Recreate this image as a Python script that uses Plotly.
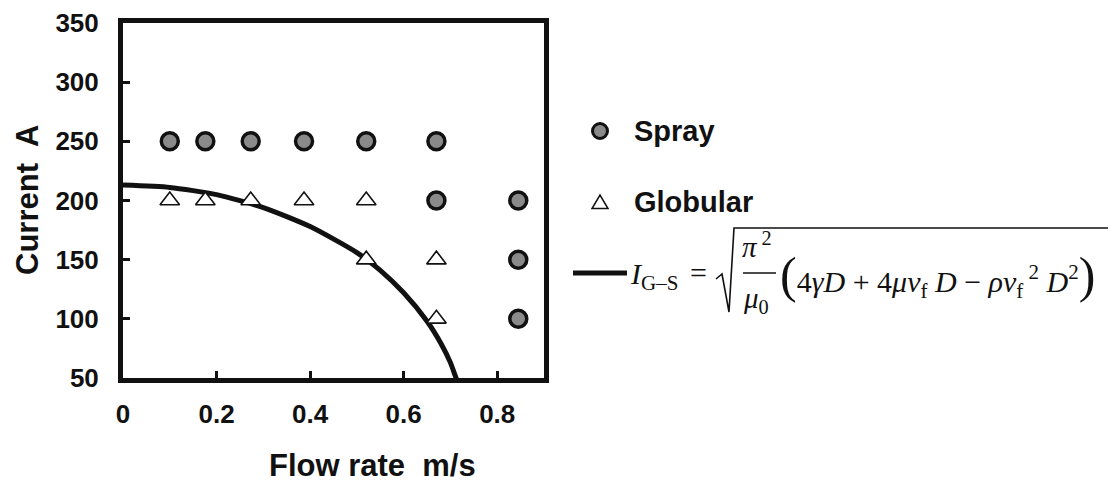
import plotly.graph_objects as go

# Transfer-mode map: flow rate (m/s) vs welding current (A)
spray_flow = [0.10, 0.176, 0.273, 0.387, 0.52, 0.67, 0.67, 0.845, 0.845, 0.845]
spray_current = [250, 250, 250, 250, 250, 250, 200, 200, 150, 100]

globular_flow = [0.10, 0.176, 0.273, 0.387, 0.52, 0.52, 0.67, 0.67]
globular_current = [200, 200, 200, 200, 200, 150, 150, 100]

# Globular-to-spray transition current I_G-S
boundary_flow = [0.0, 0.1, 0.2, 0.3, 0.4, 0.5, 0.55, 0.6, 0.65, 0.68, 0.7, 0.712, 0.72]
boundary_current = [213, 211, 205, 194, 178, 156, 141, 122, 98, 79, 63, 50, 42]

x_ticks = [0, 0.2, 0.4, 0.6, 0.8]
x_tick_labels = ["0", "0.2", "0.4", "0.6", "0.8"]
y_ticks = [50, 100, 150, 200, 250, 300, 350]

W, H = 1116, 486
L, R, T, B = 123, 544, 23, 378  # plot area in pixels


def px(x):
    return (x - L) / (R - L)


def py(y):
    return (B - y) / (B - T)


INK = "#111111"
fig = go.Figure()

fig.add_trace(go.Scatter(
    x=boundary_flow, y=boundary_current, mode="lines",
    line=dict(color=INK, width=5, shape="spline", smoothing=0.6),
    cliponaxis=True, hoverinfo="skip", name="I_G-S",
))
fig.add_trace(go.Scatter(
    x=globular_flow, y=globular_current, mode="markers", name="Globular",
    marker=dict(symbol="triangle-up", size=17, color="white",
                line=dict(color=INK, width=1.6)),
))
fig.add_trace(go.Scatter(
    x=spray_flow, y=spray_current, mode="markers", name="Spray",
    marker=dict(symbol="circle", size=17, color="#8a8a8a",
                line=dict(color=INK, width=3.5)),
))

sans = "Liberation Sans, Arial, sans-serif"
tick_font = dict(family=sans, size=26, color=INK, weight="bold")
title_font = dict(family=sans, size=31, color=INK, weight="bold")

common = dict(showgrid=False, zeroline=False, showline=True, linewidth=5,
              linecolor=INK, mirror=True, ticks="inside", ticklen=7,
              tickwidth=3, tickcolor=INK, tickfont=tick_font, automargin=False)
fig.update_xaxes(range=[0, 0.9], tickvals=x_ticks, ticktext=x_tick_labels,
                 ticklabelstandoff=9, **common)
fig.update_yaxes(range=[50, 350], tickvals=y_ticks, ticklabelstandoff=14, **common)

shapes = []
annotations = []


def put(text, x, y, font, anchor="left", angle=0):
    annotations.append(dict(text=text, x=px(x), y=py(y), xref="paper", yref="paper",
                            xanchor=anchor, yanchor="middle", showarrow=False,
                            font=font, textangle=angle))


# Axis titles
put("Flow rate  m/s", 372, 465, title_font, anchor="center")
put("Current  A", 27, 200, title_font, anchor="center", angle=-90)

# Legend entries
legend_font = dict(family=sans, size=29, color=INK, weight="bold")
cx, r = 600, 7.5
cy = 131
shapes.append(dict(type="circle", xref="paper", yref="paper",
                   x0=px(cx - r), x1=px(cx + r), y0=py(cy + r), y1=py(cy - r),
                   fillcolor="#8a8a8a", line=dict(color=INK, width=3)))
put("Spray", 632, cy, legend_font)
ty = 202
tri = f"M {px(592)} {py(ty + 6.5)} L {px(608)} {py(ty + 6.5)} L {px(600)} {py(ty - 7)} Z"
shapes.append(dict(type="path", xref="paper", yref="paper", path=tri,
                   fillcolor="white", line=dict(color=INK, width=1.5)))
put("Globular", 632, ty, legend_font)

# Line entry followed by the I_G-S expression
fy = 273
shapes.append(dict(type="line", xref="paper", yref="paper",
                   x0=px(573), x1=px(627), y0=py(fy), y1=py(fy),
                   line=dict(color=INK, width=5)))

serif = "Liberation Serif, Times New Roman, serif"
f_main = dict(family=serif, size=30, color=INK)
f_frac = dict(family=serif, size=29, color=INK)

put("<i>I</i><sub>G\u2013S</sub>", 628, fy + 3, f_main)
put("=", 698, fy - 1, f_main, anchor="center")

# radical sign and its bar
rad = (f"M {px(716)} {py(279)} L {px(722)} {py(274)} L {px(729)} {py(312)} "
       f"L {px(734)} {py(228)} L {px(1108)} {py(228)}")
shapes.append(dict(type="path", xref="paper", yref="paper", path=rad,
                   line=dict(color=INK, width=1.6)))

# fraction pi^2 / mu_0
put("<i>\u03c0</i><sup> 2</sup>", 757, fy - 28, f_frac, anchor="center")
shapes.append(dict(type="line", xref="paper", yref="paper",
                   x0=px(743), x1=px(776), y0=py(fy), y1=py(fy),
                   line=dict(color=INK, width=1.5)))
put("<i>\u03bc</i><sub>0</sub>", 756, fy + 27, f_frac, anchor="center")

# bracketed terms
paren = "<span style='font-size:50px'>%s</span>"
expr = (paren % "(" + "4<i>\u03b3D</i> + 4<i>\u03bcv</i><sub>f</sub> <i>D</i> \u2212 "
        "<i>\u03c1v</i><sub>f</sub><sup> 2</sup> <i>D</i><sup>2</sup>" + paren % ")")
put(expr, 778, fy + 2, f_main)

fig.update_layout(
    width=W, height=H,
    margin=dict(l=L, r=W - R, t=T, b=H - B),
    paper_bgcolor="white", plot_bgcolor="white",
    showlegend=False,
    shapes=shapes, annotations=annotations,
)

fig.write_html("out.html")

■ To do ■
Leave out the pictures and give the listing above again exactly.

■ Final result ■
Recreate this image as a Python script that uses Plotly.
import plotly.graph_objects as go

# Transfer-mode map: flow rate (m/s) vs welding current (A)
spray_flow = [0.10, 0.176, 0.273, 0.387, 0.52, 0.67, 0.67, 0.845, 0.845, 0.845]
spray_current = [250, 250, 250, 250, 250, 250, 200, 200, 150, 100]

globular_flow = [0.10, 0.176, 0.273, 0.387, 0.52, 0.52, 0.67, 0.67]
globular_current = [200, 200, 200, 200, 200, 150, 150, 100]

# Globular-to-spray transition current I_G-S
boundary_flow = [0.0, 0.1, 0.2, 0.3, 0.4, 0.5, 0.55, 0.6, 0.65, 0.68, 0.7, 0.712, 0.72]
boundary_current = [213, 211, 205, 194, 178, 156, 141, 122, 98, 79, 63, 50, 42]

x_ticks = [0, 0.2, 0.4, 0.6, 0.8]
x_tick_labels = ["0", "0.2", "0.4", "0.6", "0.8"]
y_ticks = [50, 100, 150, 200, 250, 300, 350]

W, H = 1116, 486
L, R, T, B = 123, 544, 23, 378  # plot area in pixels


def px(x):
    return (x - L) / (R - L)


def py(y):
    return (B - y) / (B - T)


INK = "#111111"
fig = go.Figure()

fig.add_trace(go.Scatter(
    x=boundary_flow, y=boundary_current, mode="lines",
    line=dict(color=INK, width=5, shape="spline", smoothing=0.6),
    cliponaxis=True, hoverinfo="skip", name="I_G-S",
))
fig.add_trace(go.Scatter(
    x=globular_flow, y=globular_current, mode="markers", name="Globular",
    marker=dict(symbol="triangle-up", size=17, color="white",
                line=dict(color=INK, width=1.6)),
))
fig.add_trace(go.Scatter(
    x=spray_flow, y=spray_current, mode="markers", name="Spray",
    marker=dict(symbol="circle", size=17, color="#8a8a8a",
                line=dict(color=INK, width=3.5)),
))

sans = "Liberation Sans, Arial, sans-serif"
tick_font = dict(family=sans, size=26, color=INK, weight="bold")
title_font = dict(family=sans, size=31, color=INK, weight="bold")

common = dict(showgrid=False, zeroline=False, showline=True, linewidth=5,
              linecolor=INK, mirror=True, ticks="inside", ticklen=7,
              tickwidth=3, tickcolor=INK, tickfont=tick_font, automargin=False)
fig.update_xaxes(range=[0, 0.9], tickvals=x_ticks, ticktext=x_tick_labels,
                 ticklabelstandoff=9, **common)
fig.update_yaxes(range=[50, 350], tickvals=y_ticks, ticklabelstandoff=14, **common)

shapes = []
annotations = []


def put(text, x, y, font, anchor="left", angle=0):
    annotations.append(dict(text=text, x=px(x), y=py(y), xref="paper", yref="paper",
                            xanchor=anchor, yanchor="middle", showarrow=False,
                            font=font, textangle=angle))


# Axis titles
put("Flow rate  m/s", 372, 465, title_font, anchor="center")
put("Current  A", 27, 200, title_font, anchor="center", angle=-90)

# Legend entries
legend_font = dict(family=sans, size=29, color=INK, weight="bold")
cx, r = 600, 7.5
cy = 131
shapes.append(dict(type="circle", xref="paper", yref="paper",
                   x0=px(cx - r), x1=px(cx + r), y0=py(cy + r), y1=py(cy - r),
                   fillcolor="#8a8a8a", line=dict(color=INK, width=3)))
put("Spray", 632, cy, legend_font)
ty = 202
tri = f"M {px(592)} {py(ty + 6.5)} L {px(608)} {py(ty + 6.5)} L {px(600)} {py(ty - 7)} Z"
shapes.append(dict(type="path", xref="paper", yref="paper", path=tri,
                   fillcolor="white", line=dict(color=INK, width=1.5)))
put("Globular", 632, ty, legend_font)

# Line entry followed by the I_G-S expression
fy = 273
shapes.append(dict(type="line", xref="paper", yref="paper",
                   x0=px(573), x1=px(627), y0=py(fy), y1=py(fy),
                   line=dict(color=INK, width=5)))

serif = "Liberation Serif, Times New Roman, serif"
f_main = dict(family=serif, size=30, color=INK)
f_frac = dict(family=serif, size=29, color=INK)

put("<i>I</i><sub>G\u2013S</sub>", 628, fy + 3, f_main)
put("=", 698, fy - 1, f_main, anchor="center")

# radical sign and its bar
rad = (f"M {px(716)} {py(279)} L {px(722)} {py(274)} L {px(729)} {py(312)} "
       f"L {px(734)} {py(228)} L {px(1108)} {py(228)}")
shapes.append(dict(type="path", xref="paper", yref="paper", path=rad,
                   line=dict(color=INK, width=1.6)))

# fraction pi^2 / mu_0
put("<i>\u03c0</i><sup> 2</sup>", 757, fy - 28, f_frac, anchor="center")
shapes.append(dict(type="line", xref="paper", yref="paper",
                   x0=px(743), x1=px(776), y0=py(fy), y1=py(fy),
                   line=dict(color=INK, width=1.5)))
put("<i>\u03bc</i><sub>0</sub>", 756, fy + 27, f_frac, anchor="center")

# bracketed terms
paren = "<span style='font-size:50px'>%s</span>"
expr = (paren % "(" + "4<i>\u03b3D</i> + 4<i>\u03bcv</i><sub>f</sub> <i>D</i> \u2212 "
        "<i>\u03c1v</i><sub>f</sub><sup> 2</sup> <i>D</i><sup>2</sup>" + paren % ")")
put(expr, 778, fy + 2, f_main)

fig.update_layout(
    width=W, height=H,
    margin=dict(l=L, r=W - R, t=T, b=H - B),
    paper_bgcolor="white", plot_bgcolor="white",
    showlegend=False,
    shapes=shapes, annotations=annotations,
)

fig.write_html("out.html")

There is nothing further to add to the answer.